→ **WRITTEN PROBLEM**:
Transcribe the data that follows precisely, omitting nothing.

→ **DATA PROVIDED**:
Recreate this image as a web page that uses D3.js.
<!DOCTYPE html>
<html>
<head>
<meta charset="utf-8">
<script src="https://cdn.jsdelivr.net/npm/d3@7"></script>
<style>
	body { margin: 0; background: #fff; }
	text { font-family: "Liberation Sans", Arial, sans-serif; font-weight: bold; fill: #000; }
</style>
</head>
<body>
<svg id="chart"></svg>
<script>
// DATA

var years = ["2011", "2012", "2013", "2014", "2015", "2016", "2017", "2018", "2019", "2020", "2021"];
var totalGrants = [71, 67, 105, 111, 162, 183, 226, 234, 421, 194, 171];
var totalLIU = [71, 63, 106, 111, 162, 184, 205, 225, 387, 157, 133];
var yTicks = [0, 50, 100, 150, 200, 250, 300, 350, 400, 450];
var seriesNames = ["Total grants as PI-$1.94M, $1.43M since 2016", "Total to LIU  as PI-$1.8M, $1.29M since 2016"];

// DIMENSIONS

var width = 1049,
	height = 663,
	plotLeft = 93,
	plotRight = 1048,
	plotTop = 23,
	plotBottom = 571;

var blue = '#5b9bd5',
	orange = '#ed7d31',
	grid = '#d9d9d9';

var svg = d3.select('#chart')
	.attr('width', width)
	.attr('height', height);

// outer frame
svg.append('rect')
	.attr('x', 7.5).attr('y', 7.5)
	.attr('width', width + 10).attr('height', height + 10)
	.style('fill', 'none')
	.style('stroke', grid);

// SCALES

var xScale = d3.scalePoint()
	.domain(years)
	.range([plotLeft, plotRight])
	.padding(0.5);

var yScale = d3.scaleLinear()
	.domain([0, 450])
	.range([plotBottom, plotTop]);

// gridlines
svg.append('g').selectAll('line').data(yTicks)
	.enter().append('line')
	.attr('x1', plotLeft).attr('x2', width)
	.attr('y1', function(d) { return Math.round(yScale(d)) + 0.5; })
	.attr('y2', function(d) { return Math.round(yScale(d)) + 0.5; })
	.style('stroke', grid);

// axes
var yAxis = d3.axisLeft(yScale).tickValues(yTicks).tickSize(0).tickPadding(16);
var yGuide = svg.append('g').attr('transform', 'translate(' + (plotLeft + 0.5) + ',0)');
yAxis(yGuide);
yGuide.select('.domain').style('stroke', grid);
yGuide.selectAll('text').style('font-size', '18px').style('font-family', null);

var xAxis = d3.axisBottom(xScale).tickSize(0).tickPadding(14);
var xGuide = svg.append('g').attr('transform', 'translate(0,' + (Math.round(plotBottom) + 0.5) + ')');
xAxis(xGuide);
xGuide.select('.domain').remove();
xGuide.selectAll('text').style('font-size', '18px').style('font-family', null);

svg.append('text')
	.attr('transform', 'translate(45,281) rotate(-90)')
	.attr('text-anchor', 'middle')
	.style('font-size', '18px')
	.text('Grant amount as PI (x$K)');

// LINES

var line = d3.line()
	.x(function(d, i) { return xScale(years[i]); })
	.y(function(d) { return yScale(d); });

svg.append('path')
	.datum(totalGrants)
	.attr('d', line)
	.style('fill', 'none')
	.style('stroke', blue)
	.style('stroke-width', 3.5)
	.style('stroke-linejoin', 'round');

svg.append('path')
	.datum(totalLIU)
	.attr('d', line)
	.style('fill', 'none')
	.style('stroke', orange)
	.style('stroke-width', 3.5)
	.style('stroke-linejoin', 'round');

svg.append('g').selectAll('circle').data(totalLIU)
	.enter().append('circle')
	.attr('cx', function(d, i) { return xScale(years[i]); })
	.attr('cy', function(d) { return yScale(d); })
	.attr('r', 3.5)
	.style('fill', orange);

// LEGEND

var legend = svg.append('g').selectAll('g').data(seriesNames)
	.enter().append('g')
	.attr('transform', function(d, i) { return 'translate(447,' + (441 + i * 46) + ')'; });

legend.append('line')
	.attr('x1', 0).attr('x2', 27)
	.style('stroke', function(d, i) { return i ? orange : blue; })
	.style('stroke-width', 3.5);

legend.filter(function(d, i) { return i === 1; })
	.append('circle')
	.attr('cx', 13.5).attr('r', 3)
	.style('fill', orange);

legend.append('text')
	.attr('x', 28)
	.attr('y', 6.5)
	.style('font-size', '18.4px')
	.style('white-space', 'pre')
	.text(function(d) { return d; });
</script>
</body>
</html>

→ **SOLUTION TO THE PROBLEM**:
Recreate this image as a web page that uses D3.js.
<!DOCTYPE html>
<html>
<head>
<meta charset="utf-8">
<script src="https://cdn.jsdelivr.net/npm/d3@7"></script>
<style>
	body { margin: 0; background: #fff; }
	text { font-family: "Liberation Sans", Arial, sans-serif; font-weight: bold; fill: #000; }
</style>
</head>
<body>
<svg id="chart"></svg>
<script>
// DATA

var years = ["2011", "2012", "2013", "2014", "2015", "2016", "2017", "2018", "2019", "2020", "2021"];
var totalGrants = [71, 67, 105, 111, 162, 183, 226, 234, 421, 194, 171];
var totalLIU = [71, 63, 106, 111, 162, 184, 205, 225, 387, 157, 133];
var yTicks = [0, 50, 100, 150, 200, 250, 300, 350, 400, 450];
var seriesNames = ["Total grants as PI-$1.94M, $1.43M since 2016", "Total to LIU  as PI-$1.8M, $1.29M since 2016"];

// DIMENSIONS

var width = 1049,
	height = 663,
	plotLeft = 93,
	plotRight = 1048,
	plotTop = 23,
	plotBottom = 571;

var blue = '#5b9bd5',
	orange = '#ed7d31',
	grid = '#d9d9d9';

var svg = d3.select('#chart')
	.attr('width', width)
	.attr('height', height);

// outer frame
svg.append('rect')
	.attr('x', 7.5).attr('y', 7.5)
	.attr('width', width + 10).attr('height', height + 10)
	.style('fill', 'none')
	.style('stroke', grid);

// SCALES

var xScale = d3.scalePoint()
	.domain(years)
	.range([plotLeft, plotRight])
	.padding(0.5);

var yScale = d3.scaleLinear()
	.domain([0, 450])
	.range([plotBottom, plotTop]);

// gridlines
svg.append('g').selectAll('line').data(yTicks)
	.enter().append('line')
	.attr('x1', plotLeft).attr('x2', width)
	.attr('y1', function(d) { return Math.round(yScale(d)) + 0.5; })
	.attr('y2', function(d) { return Math.round(yScale(d)) + 0.5; })
	.style('stroke', grid);

// axes
var yAxis = d3.axisLeft(yScale).tickValues(yTicks).tickSize(0).tickPadding(16);
var yGuide = svg.append('g').attr('transform', 'translate(' + (plotLeft + 0.5) + ',0)');
yAxis(yGuide);
yGuide.select('.domain').style('stroke', grid);
yGuide.selectAll('text').style('font-size', '18px').style('font-family', null);

var xAxis = d3.axisBottom(xScale).tickSize(0).tickPadding(14);
var xGuide = svg.append('g').attr('transform', 'translate(0,' + (Math.round(plotBottom) + 0.5) + ')');
xAxis(xGuide);
xGuide.select('.domain').remove();
xGuide.selectAll('text').style('font-size', '18px').style('font-family', null);

svg.append('text')
	.attr('transform', 'translate(45,281) rotate(-90)')
	.attr('text-anchor', 'middle')
	.style('font-size', '18px')
	.text('Grant amount as PI (x$K)');

// LINES

var line = d3.line()
	.x(function(d, i) { return xScale(years[i]); })
	.y(function(d) { return yScale(d); });

svg.append('path')
	.datum(totalGrants)
	.attr('d', line)
	.style('fill', 'none')
	.style('stroke', blue)
	.style('stroke-width', 3.5)
	.style('stroke-linejoin', 'round');

svg.append('path')
	.datum(totalLIU)
	.attr('d', line)
	.style('fill', 'none')
	.style('stroke', orange)
	.style('stroke-width', 3.5)
	.style('stroke-linejoin', 'round');

svg.append('g').selectAll('circle').data(totalLIU)
	.enter().append('circle')
	.attr('cx', function(d, i) { return xScale(years[i]); })
	.attr('cy', function(d) { return yScale(d); })
	.attr('r', 3.5)
	.style('fill', orange);

// LEGEND

var legend = svg.append('g').selectAll('g').data(seriesNames)
	.enter().append('g')
	.attr('transform', function(d, i) { return 'translate(447,' + (441 + i * 46) + ')'; });

legend.append('line')
	.attr('x1', 0).attr('x2', 27)
	.style('stroke', function(d, i) { return i ? orange : blue; })
	.style('stroke-width', 3.5);

legend.filter(function(d, i) { return i === 1; })
	.append('circle')
	.attr('cx', 13.5).attr('r', 3)
	.style('fill', orange);

legend.append('text')
	.attr('x', 28)
	.attr('y', 6.5)
	.style('font-size', '18.4px')
	.style('white-space', 'pre')
	.text(function(d) { return d; });
</script>
</body>
</html>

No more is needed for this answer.